_Task description_:
Your task is to transcribe, without alteration, the lines from the top of the material below through the line bearing "4, 6, 5, 5, 5]", inclusive.

* * * * *

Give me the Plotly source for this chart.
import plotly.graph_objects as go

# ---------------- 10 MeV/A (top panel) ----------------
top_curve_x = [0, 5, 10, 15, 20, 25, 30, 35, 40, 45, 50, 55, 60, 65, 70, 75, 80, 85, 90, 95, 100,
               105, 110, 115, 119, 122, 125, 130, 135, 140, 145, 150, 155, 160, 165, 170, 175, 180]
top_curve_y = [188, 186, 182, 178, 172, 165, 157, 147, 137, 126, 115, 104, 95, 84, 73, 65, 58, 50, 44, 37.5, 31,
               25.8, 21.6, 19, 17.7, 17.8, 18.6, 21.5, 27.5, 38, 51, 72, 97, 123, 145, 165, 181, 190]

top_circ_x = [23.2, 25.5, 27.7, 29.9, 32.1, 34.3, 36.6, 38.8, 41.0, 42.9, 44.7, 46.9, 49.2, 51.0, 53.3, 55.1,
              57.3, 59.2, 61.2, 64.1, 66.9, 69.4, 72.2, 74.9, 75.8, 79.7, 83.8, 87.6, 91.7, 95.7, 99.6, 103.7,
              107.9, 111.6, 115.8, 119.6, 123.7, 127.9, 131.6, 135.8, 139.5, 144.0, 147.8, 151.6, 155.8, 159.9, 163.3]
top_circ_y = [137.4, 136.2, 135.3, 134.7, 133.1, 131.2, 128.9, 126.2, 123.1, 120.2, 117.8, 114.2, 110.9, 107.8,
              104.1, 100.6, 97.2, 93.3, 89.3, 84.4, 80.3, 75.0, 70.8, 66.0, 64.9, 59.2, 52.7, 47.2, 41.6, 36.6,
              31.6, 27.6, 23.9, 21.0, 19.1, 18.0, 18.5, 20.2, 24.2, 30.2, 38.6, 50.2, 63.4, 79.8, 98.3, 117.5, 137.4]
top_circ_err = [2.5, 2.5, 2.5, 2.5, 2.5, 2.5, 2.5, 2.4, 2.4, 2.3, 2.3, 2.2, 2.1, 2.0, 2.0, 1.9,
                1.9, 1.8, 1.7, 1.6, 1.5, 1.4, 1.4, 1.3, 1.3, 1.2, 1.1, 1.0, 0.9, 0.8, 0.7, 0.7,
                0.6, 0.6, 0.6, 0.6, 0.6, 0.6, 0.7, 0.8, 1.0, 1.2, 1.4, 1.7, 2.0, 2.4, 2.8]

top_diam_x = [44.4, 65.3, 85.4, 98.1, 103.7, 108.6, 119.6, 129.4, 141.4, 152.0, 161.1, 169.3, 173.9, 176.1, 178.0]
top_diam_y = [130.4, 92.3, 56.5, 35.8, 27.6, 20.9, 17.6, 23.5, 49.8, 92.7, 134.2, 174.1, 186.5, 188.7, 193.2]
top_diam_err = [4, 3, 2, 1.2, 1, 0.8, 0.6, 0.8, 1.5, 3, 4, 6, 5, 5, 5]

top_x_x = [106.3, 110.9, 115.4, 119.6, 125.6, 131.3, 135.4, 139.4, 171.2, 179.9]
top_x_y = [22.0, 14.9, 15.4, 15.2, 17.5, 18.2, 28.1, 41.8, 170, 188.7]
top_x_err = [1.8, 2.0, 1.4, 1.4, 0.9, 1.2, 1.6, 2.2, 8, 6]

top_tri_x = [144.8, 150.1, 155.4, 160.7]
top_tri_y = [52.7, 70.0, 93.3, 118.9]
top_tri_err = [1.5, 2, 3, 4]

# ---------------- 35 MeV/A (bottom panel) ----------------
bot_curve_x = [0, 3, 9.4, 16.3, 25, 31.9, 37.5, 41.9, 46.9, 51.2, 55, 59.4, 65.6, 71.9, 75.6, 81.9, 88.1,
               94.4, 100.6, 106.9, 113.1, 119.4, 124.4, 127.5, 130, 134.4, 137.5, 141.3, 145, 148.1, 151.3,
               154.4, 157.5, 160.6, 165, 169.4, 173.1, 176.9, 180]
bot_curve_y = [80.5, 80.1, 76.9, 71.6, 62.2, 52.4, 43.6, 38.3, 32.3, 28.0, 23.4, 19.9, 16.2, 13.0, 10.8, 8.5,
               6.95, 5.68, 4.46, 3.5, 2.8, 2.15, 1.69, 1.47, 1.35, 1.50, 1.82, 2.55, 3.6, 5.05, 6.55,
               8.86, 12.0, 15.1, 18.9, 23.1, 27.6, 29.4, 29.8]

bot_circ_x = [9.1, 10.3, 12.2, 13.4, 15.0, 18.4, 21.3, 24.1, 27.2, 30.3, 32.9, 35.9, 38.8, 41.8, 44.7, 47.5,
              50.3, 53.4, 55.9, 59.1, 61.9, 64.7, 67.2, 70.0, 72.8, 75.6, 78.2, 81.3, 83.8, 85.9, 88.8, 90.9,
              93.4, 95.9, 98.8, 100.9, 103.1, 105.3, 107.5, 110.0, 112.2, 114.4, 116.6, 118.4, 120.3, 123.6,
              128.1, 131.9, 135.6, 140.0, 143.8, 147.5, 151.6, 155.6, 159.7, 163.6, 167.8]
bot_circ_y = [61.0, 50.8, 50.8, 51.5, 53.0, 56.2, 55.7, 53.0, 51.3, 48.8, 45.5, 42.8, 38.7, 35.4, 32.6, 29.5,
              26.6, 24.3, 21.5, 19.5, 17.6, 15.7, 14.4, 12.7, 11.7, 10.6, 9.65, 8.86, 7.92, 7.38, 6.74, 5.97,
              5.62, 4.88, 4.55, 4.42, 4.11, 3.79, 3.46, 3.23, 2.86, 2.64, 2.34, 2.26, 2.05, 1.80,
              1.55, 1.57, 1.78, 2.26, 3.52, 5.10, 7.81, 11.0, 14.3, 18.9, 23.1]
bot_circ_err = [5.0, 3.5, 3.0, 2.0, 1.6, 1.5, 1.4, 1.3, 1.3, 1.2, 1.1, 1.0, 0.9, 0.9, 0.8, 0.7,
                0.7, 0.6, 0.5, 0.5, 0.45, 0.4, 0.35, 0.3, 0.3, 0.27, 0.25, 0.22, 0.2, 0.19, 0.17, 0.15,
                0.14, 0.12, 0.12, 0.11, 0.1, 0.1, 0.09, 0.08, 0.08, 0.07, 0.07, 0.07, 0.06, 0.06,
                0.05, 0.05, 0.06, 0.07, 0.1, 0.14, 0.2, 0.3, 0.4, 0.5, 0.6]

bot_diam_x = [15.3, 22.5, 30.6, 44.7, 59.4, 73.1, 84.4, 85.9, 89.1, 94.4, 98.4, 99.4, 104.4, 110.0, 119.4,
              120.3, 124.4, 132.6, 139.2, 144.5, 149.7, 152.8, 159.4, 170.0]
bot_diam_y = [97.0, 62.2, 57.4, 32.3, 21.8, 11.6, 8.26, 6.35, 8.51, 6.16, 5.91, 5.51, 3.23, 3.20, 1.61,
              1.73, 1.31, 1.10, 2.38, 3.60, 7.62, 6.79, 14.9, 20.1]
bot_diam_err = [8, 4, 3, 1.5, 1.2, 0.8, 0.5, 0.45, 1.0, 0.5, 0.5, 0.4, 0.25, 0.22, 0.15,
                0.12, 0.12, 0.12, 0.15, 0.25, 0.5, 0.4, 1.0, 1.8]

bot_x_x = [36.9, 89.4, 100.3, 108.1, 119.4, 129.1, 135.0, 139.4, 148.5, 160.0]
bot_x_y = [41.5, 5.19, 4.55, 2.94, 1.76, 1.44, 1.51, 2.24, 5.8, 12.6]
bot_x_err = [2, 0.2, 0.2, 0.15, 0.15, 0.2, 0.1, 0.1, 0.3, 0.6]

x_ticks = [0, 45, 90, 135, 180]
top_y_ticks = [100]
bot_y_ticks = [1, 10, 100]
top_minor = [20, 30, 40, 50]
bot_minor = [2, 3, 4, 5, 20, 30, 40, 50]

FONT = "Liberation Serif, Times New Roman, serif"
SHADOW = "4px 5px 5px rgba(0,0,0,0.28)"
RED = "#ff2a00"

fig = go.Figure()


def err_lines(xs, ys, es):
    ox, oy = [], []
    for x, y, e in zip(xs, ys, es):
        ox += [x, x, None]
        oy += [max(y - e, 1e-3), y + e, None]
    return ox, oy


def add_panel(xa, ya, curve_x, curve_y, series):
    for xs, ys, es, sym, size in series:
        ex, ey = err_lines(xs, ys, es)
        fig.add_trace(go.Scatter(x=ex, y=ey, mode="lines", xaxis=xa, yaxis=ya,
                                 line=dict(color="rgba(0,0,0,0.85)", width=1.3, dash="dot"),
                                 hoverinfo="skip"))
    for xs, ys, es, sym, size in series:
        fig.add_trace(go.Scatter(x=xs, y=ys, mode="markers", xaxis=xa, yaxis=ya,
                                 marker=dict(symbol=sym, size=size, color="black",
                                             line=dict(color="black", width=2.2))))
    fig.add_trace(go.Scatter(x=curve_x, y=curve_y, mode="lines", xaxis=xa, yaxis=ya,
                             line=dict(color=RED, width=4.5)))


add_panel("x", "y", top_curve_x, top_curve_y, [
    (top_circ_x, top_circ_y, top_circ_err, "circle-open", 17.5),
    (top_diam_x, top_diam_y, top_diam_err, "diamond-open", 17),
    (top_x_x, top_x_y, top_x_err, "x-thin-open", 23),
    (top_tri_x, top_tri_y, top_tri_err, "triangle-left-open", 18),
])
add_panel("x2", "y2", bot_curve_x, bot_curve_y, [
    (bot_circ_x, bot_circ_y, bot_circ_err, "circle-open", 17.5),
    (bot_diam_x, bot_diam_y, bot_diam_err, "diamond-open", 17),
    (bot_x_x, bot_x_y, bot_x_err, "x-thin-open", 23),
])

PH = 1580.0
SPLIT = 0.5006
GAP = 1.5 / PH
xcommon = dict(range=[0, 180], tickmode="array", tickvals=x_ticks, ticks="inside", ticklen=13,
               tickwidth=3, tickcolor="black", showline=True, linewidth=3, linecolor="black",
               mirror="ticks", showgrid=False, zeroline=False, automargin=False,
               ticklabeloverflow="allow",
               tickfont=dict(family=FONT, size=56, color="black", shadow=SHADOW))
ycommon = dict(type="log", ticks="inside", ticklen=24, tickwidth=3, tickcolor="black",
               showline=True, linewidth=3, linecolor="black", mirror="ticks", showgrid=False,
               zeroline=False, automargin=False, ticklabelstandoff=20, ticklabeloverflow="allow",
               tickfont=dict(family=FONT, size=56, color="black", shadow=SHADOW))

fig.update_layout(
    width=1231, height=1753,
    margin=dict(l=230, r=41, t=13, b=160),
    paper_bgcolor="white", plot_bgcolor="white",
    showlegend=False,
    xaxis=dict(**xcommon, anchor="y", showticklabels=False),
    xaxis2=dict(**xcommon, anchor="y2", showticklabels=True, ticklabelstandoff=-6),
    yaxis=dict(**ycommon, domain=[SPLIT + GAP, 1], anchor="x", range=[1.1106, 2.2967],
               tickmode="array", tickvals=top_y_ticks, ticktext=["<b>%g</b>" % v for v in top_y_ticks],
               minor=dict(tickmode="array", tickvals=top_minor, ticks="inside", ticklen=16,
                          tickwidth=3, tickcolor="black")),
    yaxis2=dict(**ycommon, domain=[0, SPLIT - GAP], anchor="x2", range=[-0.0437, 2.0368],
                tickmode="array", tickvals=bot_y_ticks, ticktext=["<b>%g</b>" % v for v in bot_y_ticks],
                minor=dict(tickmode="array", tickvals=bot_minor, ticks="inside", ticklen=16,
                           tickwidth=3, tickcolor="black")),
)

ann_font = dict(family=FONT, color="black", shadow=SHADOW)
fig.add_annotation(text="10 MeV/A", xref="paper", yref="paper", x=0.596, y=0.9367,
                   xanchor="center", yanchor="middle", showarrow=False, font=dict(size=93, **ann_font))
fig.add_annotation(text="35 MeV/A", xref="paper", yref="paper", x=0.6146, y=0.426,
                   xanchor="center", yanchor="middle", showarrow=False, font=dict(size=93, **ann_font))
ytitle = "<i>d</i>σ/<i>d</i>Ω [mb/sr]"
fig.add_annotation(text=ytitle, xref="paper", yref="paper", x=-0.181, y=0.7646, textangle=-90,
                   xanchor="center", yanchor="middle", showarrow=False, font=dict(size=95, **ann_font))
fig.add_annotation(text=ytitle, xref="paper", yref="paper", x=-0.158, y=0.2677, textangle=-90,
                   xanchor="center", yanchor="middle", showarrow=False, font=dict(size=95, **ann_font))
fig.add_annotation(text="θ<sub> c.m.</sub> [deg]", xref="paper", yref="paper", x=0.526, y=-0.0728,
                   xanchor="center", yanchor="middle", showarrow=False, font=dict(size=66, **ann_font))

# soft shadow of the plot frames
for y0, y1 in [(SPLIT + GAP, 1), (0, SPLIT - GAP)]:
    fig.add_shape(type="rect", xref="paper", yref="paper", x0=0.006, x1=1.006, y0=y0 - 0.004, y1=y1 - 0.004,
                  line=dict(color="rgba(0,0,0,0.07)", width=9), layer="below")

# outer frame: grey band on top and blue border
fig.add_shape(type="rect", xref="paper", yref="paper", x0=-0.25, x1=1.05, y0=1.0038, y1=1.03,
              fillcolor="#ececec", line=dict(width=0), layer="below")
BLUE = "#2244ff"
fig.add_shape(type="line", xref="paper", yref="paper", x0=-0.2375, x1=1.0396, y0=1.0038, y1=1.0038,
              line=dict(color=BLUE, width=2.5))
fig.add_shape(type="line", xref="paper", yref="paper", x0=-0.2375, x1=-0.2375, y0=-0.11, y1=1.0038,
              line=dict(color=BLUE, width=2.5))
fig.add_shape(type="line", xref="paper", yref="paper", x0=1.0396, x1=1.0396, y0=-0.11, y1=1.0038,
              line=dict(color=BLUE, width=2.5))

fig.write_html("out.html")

* * * * *

_Response below_:
Give me the Plotly source for this chart.
import plotly.graph_objects as go

# ---------------- 10 MeV/A (top panel) ----------------
top_curve_x = [0, 5, 10, 15, 20, 25, 30, 35, 40, 45, 50, 55, 60, 65, 70, 75, 80, 85, 90, 95, 100,
               105, 110, 115, 119, 122, 125, 130, 135, 140, 145, 150, 155, 160, 165, 170, 175, 180]
top_curve_y = [188, 186, 182, 178, 172, 165, 157, 147, 137, 126, 115, 104, 95, 84, 73, 65, 58, 50, 44, 37.5, 31,
               25.8, 21.6, 19, 17.7, 17.8, 18.6, 21.5, 27.5, 38, 51, 72, 97, 123, 145, 165, 181, 190]

top_circ_x = [23.2, 25.5, 27.7, 29.9, 32.1, 34.3, 36.6, 38.8, 41.0, 42.9, 44.7, 46.9, 49.2, 51.0, 53.3, 55.1,
              57.3, 59.2, 61.2, 64.1, 66.9, 69.4, 72.2, 74.9, 75.8, 79.7, 83.8, 87.6, 91.7, 95.7, 99.6, 103.7,
              107.9, 111.6, 115.8, 119.6, 123.7, 127.9, 131.6, 135.8, 139.5, 144.0, 147.8, 151.6, 155.8, 159.9, 163.3]
top_circ_y = [137.4, 136.2, 135.3, 134.7, 133.1, 131.2, 128.9, 126.2, 123.1, 120.2, 117.8, 114.2, 110.9, 107.8,
              104.1, 100.6, 97.2, 93.3, 89.3, 84.4, 80.3, 75.0, 70.8, 66.0, 64.9, 59.2, 52.7, 47.2, 41.6, 36.6,
              31.6, 27.6, 23.9, 21.0, 19.1, 18.0, 18.5, 20.2, 24.2, 30.2, 38.6, 50.2, 63.4, 79.8, 98.3, 117.5, 137.4]
top_circ_err = [2.5, 2.5, 2.5, 2.5, 2.5, 2.5, 2.5, 2.4, 2.4, 2.3, 2.3, 2.2, 2.1, 2.0, 2.0, 1.9,
                1.9, 1.8, 1.7, 1.6, 1.5, 1.4, 1.4, 1.3, 1.3, 1.2, 1.1, 1.0, 0.9, 0.8, 0.7, 0.7,
                0.6, 0.6, 0.6, 0.6, 0.6, 0.6, 0.7, 0.8, 1.0, 1.2, 1.4, 1.7, 2.0, 2.4, 2.8]

top_diam_x = [44.4, 65.3, 85.4, 98.1, 103.7, 108.6, 119.6, 129.4, 141.4, 152.0, 161.1, 169.3, 173.9, 176.1, 178.0]
top_diam_y = [130.4, 92.3, 56.5, 35.8, 27.6, 20.9, 17.6, 23.5, 49.8, 92.7, 134.2, 174.1, 186.5, 188.7, 193.2]
top_diam_err = [4, 3, 2, 1.2, 1, 0.8, 0.6, 0.8, 1.5, 3, 4, 6, 5, 5, 5]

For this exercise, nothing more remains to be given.